Intanto Letta continua a tessere la tela delle alleanze: il segretario dem torna a incontrare Luigi Di Maio, assieme a Bruno Tabacci, dopo il vis a vis di ieri. Un secondo incontro che il Nazareno definisce nuovamente “interlocutorio”. Il nodo resta il diritto di tribuna – nel proporzionale – offerto al titolare della Farnesina, che sta riflettendo. Il punto è che Di Maio ha presentato due giorni fa il simbolo di Impegno civico, e il diritto di tribuna ‘salverebbe’ il suo fondatore ma non la truppa di ex M5s che lo hanno seguito dicendo addio a Conte. Di Maio assicura che il suo partito “vuole costruire, è una comunità fatta di persone determinate, pazienti, pronte a dare il massimo”. Ma, allo stesso tempo, “pretendiamo rispetto e parità di trattamento. Altrimenti viene meno il principio fondante di una coalizione”. è l’avvertimento rivolto a Letta.

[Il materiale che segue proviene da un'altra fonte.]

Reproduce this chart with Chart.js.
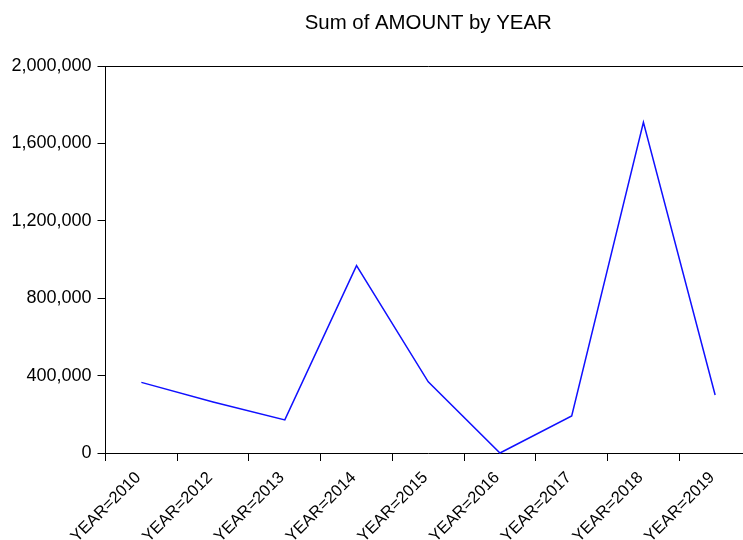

Chi dice apertamente ‘no, grazie’ è Matteo Renzi

Che ci va giù duro: “Letta ha proposto il diritto di tribuna. Che significa? Un posto garantito come capolista del Pd a tutti i leader dei partiti in coalizione. Così entrano in Parlamento. Lo hanno proposto anche a noi. Amici miei, ma la dignità dov’è? Ho lasciato il Pd perché non condividevo le idee di quel gruppo dirigente. Io non mi faccio adesso candidare da quel partito per salvare una poltrona. Le idee valgono più dei posti. Mi chiamo Matteo Renzi, io, non Luigi Di Maio. Meglio rischiare di perdere il seggio che avere la certezza di perdere la faccia”.